Edward Burne-Jones: Love and the Pilgrim, 1896–97. © Tate
Edward Burne-Jones: The Pre-Raphaelites and the North
We are pleased to announce Edward Burne-Jones: The Pre-Raphaelites and the North– the first monographic show on the artist ever in Scandinavia – which will be shown at Prins Eugens Waldemarsudde, Stockholm fall 2019 and KODE – Art Museums and Composers Homes, Bergen spring 2020; organised by NIA – Nordic Institute of Art and the two museums, in collaboration with Tate Britain.
Sir Edward Coley Burne-Jones (1833–1898) is one of the key figures of British art in the latter half of the 19th century; being one of the leading artists of the Pre-Raphaelite movement as well as a pioneer of European Symbolism. Together with designer and social reformer William Morris, he was also a prominent member of the Arts & Crafts movement and a forerunner of modern design.

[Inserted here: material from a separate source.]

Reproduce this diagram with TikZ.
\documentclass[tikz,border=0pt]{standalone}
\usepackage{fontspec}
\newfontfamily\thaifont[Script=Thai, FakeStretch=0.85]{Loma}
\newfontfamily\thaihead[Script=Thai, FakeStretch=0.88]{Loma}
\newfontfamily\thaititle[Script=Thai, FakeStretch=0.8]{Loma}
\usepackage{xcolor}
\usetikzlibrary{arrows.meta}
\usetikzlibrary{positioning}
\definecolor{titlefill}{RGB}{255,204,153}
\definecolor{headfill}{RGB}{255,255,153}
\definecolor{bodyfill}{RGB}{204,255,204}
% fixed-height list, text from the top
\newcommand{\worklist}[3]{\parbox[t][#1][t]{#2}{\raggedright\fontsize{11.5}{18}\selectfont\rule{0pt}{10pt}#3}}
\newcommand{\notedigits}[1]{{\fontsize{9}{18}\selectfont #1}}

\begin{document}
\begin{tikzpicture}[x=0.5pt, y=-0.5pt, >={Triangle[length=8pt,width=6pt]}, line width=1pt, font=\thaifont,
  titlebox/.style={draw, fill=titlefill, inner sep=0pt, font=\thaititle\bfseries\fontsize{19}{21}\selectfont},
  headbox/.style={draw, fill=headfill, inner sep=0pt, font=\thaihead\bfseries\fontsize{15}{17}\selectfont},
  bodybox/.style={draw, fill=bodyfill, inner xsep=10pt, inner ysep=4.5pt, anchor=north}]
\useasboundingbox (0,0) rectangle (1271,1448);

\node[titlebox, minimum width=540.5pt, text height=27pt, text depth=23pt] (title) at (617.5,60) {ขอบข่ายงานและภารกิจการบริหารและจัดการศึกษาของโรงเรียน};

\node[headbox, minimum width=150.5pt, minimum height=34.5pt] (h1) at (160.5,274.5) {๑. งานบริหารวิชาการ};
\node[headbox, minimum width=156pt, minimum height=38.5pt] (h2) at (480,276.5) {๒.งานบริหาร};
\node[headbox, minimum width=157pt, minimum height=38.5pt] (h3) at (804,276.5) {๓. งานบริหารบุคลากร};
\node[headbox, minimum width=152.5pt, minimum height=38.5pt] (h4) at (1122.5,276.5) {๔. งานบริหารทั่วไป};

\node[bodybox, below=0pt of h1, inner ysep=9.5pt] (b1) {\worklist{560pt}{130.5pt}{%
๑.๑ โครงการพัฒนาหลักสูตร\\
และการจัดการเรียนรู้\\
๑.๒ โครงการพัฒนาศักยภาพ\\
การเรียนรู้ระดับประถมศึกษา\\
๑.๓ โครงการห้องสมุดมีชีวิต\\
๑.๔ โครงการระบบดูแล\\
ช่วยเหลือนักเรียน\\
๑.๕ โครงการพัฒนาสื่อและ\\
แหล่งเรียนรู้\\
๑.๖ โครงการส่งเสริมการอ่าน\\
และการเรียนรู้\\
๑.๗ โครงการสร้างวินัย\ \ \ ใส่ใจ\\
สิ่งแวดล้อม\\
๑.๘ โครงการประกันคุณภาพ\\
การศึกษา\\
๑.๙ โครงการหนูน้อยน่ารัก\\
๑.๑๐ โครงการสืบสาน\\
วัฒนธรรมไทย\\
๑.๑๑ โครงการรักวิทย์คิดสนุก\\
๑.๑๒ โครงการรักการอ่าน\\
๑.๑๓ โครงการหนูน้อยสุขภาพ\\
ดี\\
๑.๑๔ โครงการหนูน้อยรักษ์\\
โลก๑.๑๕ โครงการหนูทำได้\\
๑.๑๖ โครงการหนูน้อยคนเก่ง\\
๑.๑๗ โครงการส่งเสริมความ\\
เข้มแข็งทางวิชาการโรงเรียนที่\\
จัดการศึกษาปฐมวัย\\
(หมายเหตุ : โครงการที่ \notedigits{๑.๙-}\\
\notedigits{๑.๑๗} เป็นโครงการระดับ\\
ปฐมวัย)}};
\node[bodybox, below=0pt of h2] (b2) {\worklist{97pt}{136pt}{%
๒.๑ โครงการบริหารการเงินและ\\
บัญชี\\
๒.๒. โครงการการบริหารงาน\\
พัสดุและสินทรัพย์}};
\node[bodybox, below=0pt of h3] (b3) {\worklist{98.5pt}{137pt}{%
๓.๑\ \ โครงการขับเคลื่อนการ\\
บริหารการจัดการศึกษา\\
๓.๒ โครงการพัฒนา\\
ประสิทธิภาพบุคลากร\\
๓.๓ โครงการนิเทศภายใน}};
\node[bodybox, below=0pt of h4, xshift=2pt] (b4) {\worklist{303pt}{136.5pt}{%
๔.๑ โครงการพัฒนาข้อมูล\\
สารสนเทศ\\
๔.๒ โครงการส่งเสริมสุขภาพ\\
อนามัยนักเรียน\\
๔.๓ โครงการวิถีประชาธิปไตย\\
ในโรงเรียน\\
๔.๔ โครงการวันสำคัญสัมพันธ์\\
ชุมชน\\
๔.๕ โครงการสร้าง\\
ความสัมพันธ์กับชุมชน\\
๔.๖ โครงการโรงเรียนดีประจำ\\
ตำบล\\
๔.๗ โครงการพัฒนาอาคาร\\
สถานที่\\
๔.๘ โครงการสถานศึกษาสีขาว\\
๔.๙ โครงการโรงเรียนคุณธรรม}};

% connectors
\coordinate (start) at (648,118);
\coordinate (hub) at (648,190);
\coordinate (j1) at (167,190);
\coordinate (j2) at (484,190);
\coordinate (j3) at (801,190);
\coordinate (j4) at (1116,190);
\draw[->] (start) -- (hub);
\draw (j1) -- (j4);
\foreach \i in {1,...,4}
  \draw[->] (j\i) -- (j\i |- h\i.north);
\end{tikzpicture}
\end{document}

Though Burne-Jones is recognised as a leading British and European artist, this will be the first monographic exhibition on the artist in Scandinavia, introducing him to a new audience. The exhibition and its accompanying catalogue will also explore Burne-Jones’ impact on Scandinavian art and design.

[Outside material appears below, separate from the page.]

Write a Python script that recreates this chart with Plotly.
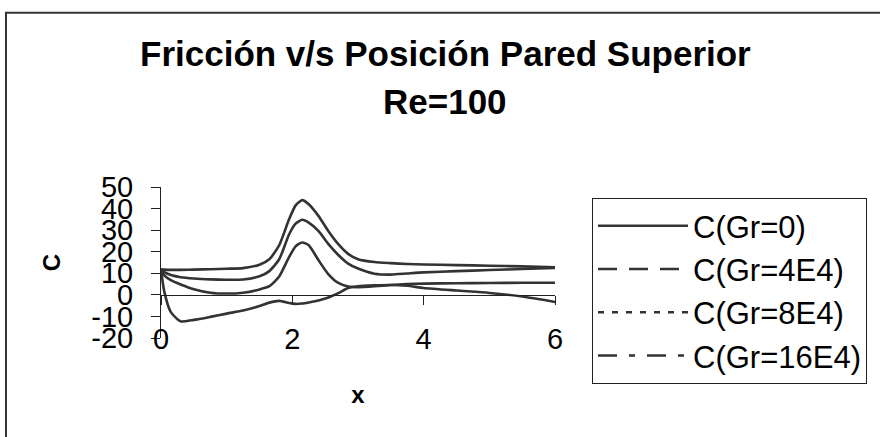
import plotly.graph_objects as go

# ---- data ----
x_pos = [0, 0.05, 0.15, 0.3, 0.5, 0.75, 1.0, 1.25, 1.5, 1.65, 1.8, 1.95, 2.05, 2.15,
         2.25, 2.4, 2.55, 2.7, 2.85, 3.0, 3.25, 3.5, 3.75, 4.0, 4.5, 5.0, 5.5, 6.0]

c_gr0 = [11.8, 11.7, 11.6, 11.6, 11.7, 11.9, 12.1, 12.4, 14.0, 16.5, 23.0, 35.0, 41.5, 43.9,
         42.0, 36.5, 29.5, 23.5, 19.0, 16.5, 15.2, 14.7, 14.3, 14.1, 13.8, 13.5, 13.2, 12.8]
c_gr4e4 = [11.8, 10.5, 9.2, 8.2, 7.6, 7.2, 7.0, 7.1, 8.6, 11.0, 16.5, 28.0, 33.0, 34.8,
           33.5, 29.5, 23.5, 18.5, 14.5, 12.2, 9.8, 9.4, 9.9, 10.4, 11.0, 11.5, 12.0, 12.5]
c_gr8e4 = [11.8, 9.0, 6.8, 4.8, 2.6, 1.0, 0.6, 1.0, 2.5, 4.0, 8.5, 17.5, 22.5, 24.3,
           23.0, 16.0, 9.5, 5.5, 3.9, 3.6, 4.0, 4.6, 5.0, 5.2, 5.4, 5.5, 5.6, 5.6]
c_gr16e4 = [11.8, 1.5, -8.0, -12.3, -11.6, -10.2, -8.7, -7.3, -5.2, -3.6, -2.8, -3.8, -4.2, -4.0,
            -3.5, -2.6, -1.2, 0.8, 3.2, 4.0, 4.4, 4.6, 4.2, 3.2, 2.0, 0.9, -0.8, -3.3]

series_names = ["C(Gr=0)", "C(Gr=4E4)", "C(Gr=8E4)", "C(Gr=16E4)"]
series_values = [c_gr0, c_gr4e4, c_gr8e4, c_gr16e4]
legend_dashes = ["solid", "19px,12px", "6px,8px", "19px,12px,6px,12px"]

x_ticks = [0, 2, 4, 6]
y_ticks = [-20, -10, 0, 10, 20, 30, 40, 50]

title_line1 = "Fricción v/s Posición Pared Superior"
title_line2 = "Re=100"

# ---- geometry (pixels) ----
W, H = 880, 437
L, R, T, B = 161, 555, 187, 338
pw, ph = R - L, B - T

def px_x(p):
    return (p - L) / pw

def px_y(p):
    return (B - p) / ph

LINE_COL = "#333333"
FONT = "Liberation Sans, Arial, sans-serif"

fig = go.Figure()

for name, vals in zip(series_names, series_values):
    fig.add_trace(go.Scatter(
        x=x_pos, y=vals, mode="lines", name=name, showlegend=False,
        line=dict(color=LINE_COL, width=2.6, shape="spline", smoothing=0.6),
        xaxis="x", yaxis="y"))

for name, dash in zip(series_names, legend_dashes):
    fig.add_trace(go.Scatter(
        x=[None], y=[None], mode="lines", name=name, showlegend=True,
        line=dict(color=LINE_COL, width=2.5, dash=dash), legendgroup=name))

zero_pos = (0 - y_ticks[0]) / (y_ticks[-1] - y_ticks[0])

fig.update_layout(
    width=W, height=H,
    margin=dict(l=L, r=W - R, t=T, b=H - B, pad=0),
    paper_bgcolor="white", plot_bgcolor="white",
    font=dict(family=FONT, color="black"),
    showlegend=True,
    legend=dict(
        xref="container", yref="container",
        x=592 / W, y=1 - 198 / H, xanchor="left", yanchor="top",
        bordercolor="#222222", borderwidth=1, bgcolor="white",
        font=dict(size=31, family=FONT, color="black"),
        itemwidth=90, tracegroupgap=0,
    ),
    xaxis=dict(
        range=[0, 6], anchor="free", position=zero_pos,
        showline=True, linecolor="#222222", linewidth=1,
        ticks="outside", ticklen=9, tickcolor="#222222",
        tickvals=x_ticks, showticklabels=False,
        showgrid=False, zeroline=False,
    ),
    xaxis2=dict(
        overlaying="x", matches="x", anchor="free", position=px_y(319),
        showline=False, ticks="", tickvals=x_ticks,
        ticktext=[str(v) for v in x_ticks],
        tickfont=dict(size=29, family=FONT, color="black"),
        showgrid=False, zeroline=False,
        title=dict(text="<b>x</b>", font=dict(size=24, family=FONT, color="black"),
                   standoff=32),
    ),
    yaxis=dict(
        range=[-20, 50], anchor="x",
        showline=True, linecolor="#222222", linewidth=1,
        ticks="outside", ticklen=9, tickcolor="#222222",
        tickvals=y_ticks, ticktext=[str(v) for v in y_ticks],
        tickfont=dict(size=29, family=FONT, color="black"),
        ticklabelstandoff=12,
        showgrid=False, zeroline=False,
        title=dict(text="<b>C</b>", font=dict(size=24, family=FONT, color="black"),
                   standoff=23),
    ),
    annotations=[
        dict(text="<b>" + title_line1 + "</b>", xref="paper", yref="paper",
             x=px_x(445), y=px_y(53), xanchor="center", yanchor="middle",
             showarrow=False, font=dict(size=35, family=FONT, color="black")),
        dict(text="<b>" + title_line2 + "</b>", xref="paper", yref="paper",
             x=px_x(445), y=px_y(101), xanchor="center", yanchor="middle",
             showarrow=False, font=dict(size=35, family=FONT, color="black")),
    ],
    shapes=[
        dict(type="rect", xref="paper", yref="paper",
             x0=px_x(6), x1=px_x(886), y0=px_y(445), y1=px_y(12.7),
             line=dict(color="#333333", width=2), layer="below"),
    ],
)

# dummy trace on xaxis2 so it renders
fig.add_trace(go.Scatter(x=[None], y=[None], xaxis="x2", yaxis="y",
                         showlegend=False, hoverinfo="skip"))

fig.write_html("out.html", config={"displayModeBar": False},
               post_script="document.body.style.margin='0';document.body.style.overflow='hidden';")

Edward Burne-Jones: The Pre-Raphaelites and the North will consist of some 50 works, most of which are being lent by Tate Britain, with other works coming from other museums and private collections in UK and Europe. The exhibition has been initiated by Dr Alison Smith (former Lead Curator Tate Britain, today Chief Curator National Portrait Gallery, as well as an Associate Fellow of NIA) and Dr Knut Ljøgodt (Director NIA). They will also act as the exhibition’s curators, together with Dr Karin Sidén (Waldemarsudde) and Collections Director Line Daatland (KODE).
Peder Balke: From Vardøhus Fortress, (1860's). The Gundersen Collection
Peder Balke: The Gundersen Collection
In 2020 the Nordic Institute of Art will publish a new book on works of Peder Balke in the Gundersen Collection. Peder Balke (1804–1887) is one of the most outstanding artists of Northern European Romanticism. While he during his own lifetime was despised and later marginalized by standard art history, Balke has recently been internationally recognized as one of the true geniuses of his period.
The Gundersen Collection is built up through several decades by collector Pål Gundersen. In addition to being among the finest private collections of Edvard Munch’s prints as well as of Norwegian folk art, it also contains more than 40 paintings by Peder Balke. It is thus the largest collection of the artist’s oeuvre in the world and provides unique insight into Balke’s artistic development. Author and Chief Editor of the book will be Dr. Knut Ljøgodt.
INFORMATION TO FOLLOW
Eva Bull Holte: Fra Paris, (ca. 1950). Eva Bull Holtes museum, Åmotsdal Telemark
Eva Bull Holte
Nordic Institute of Art in collaboration with Eva Bull Holtes Memorial Fund will in 2019 organise a project to revitalise the Norwegian artist Eva Bull Holte.
Eva Bull Holte (1922–1993) was foremost a painter, but she also worked with drawings, prints and ceramics. In her own time, Bull Holte was a well-recognised artist, represented in several museums and private collections.
She studied at The Norwegian National Academy of Craft and Art Industry in Oslo 1940–44, The Academy of Fine Art, Oslo 1947–50 and École des Beaux-Arts, Paris 1951–55.
Her early works show influence from the Norwegian Matisse school and later on French early-modernism inspired by Paul Cézanne's geometrical shapes. In the 1960s she developed a more distinctive style of her own, as can be seen in her landscape paintings: large colour fields, on the border of abstraction.
Despite recognition in her own time, she is today marginalised by standard art history. Traditionally female artist has often struggled to break through and is often marginalised in posterity. In the later years, there has been a tendency to bring forward women artists from the late-modernist generation through exhibitions and publications. It is in this perspective we should regard Eva Bull Holte and her place in Norwegian art history.